• SUPPLIED MATERIAL:
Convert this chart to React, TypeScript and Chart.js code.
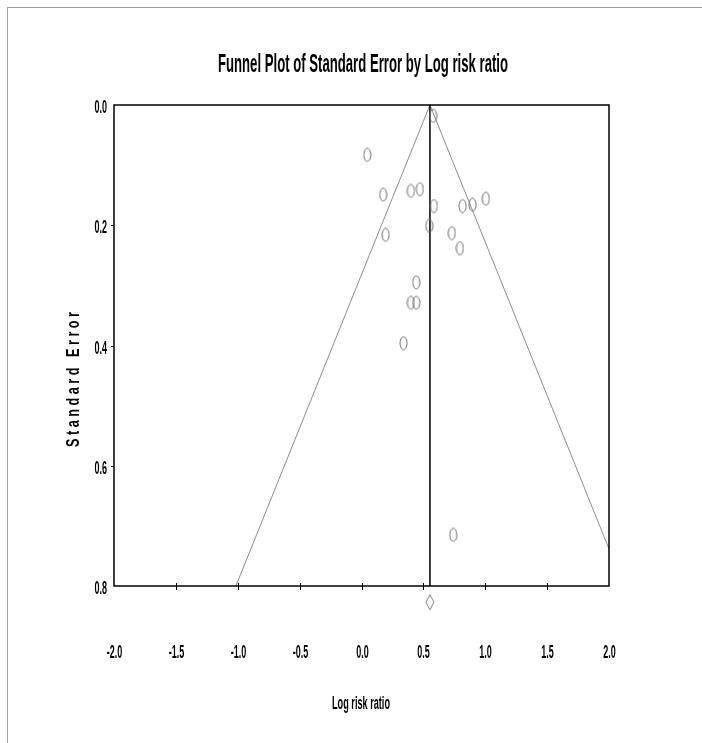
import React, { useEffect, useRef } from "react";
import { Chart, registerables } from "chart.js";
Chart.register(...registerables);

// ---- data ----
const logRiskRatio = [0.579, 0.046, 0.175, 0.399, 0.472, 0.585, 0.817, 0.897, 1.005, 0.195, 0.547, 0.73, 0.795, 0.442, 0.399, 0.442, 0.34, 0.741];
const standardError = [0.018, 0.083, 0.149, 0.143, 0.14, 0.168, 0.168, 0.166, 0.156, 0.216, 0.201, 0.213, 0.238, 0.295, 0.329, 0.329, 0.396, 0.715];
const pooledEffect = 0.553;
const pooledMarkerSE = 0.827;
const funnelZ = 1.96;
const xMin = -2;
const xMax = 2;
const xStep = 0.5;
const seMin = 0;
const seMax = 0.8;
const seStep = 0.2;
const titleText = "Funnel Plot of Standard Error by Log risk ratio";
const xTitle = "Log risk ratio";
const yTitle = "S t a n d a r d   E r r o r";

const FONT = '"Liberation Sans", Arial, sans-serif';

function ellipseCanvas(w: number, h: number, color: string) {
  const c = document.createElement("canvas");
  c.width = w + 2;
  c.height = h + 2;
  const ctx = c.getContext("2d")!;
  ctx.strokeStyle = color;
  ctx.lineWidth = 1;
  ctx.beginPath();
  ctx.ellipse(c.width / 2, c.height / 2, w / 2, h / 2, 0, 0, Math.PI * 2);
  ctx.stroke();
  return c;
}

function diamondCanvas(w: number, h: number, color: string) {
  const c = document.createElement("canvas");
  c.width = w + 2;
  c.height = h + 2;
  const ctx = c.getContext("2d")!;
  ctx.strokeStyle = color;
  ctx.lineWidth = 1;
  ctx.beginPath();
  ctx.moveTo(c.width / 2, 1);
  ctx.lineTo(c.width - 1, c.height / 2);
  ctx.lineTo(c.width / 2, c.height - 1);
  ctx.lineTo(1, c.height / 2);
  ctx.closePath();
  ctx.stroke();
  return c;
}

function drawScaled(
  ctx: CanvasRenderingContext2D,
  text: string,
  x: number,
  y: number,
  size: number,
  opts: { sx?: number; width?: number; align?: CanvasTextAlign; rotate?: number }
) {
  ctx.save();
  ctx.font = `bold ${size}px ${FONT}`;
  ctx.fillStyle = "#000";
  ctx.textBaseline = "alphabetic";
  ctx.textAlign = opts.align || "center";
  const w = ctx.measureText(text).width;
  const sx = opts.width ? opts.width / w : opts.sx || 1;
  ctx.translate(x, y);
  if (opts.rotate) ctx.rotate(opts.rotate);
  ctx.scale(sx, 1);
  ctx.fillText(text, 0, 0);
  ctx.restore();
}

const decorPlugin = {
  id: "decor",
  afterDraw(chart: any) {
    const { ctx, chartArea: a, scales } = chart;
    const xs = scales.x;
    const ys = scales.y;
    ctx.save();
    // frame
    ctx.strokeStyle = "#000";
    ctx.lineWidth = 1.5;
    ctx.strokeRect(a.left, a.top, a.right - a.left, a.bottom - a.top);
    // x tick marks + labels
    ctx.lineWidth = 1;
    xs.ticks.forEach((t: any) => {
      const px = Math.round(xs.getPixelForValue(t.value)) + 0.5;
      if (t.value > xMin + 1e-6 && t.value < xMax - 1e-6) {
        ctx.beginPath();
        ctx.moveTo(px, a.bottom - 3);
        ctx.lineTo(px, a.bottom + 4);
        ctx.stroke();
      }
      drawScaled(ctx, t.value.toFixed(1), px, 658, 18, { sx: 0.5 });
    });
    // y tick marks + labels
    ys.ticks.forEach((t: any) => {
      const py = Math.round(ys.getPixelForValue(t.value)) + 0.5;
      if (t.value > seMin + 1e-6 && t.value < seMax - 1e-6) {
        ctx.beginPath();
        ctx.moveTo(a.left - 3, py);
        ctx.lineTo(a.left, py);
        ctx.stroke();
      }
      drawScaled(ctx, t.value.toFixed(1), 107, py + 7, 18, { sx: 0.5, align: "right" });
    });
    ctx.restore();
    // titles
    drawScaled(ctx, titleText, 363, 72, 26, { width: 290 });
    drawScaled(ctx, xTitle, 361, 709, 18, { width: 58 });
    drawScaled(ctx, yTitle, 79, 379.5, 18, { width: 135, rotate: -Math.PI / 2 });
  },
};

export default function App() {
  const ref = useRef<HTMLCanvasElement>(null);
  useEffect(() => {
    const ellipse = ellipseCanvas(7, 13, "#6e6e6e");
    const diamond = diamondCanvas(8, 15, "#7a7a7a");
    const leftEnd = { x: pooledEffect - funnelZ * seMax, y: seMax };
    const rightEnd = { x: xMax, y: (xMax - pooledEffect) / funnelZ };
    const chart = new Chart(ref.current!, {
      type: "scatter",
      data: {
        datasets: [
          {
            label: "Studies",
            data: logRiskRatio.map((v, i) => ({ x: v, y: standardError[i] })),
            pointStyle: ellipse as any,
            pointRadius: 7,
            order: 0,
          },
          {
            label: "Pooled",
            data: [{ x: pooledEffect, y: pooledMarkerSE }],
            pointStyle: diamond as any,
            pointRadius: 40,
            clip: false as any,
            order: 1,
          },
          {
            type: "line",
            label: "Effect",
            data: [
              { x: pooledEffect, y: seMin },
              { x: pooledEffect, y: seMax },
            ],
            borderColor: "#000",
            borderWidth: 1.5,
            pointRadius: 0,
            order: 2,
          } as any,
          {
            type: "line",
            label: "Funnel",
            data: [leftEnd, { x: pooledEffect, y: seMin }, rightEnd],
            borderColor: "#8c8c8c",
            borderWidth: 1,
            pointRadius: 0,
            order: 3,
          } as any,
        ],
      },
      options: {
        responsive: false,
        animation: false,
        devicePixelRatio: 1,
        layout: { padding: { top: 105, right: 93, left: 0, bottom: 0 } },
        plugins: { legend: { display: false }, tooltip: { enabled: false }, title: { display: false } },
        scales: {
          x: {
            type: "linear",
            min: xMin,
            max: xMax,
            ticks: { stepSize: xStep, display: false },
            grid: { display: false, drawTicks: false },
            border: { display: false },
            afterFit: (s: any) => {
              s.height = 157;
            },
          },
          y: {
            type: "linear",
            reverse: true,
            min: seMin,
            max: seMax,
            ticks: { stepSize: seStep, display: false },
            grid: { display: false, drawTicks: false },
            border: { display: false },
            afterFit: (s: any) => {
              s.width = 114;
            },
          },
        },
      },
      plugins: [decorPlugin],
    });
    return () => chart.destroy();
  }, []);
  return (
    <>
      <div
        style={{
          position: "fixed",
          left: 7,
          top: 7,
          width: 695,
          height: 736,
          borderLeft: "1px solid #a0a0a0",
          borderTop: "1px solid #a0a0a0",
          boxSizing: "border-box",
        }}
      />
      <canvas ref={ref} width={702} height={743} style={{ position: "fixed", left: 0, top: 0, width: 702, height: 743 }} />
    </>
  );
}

• GOAL: Find the lines above that include the string "React" and copy them.

• REPLY TO THE TASK:
Convert this chart to React, TypeScript and Chart.js code.
import React, { useEffect, useRef } from "react";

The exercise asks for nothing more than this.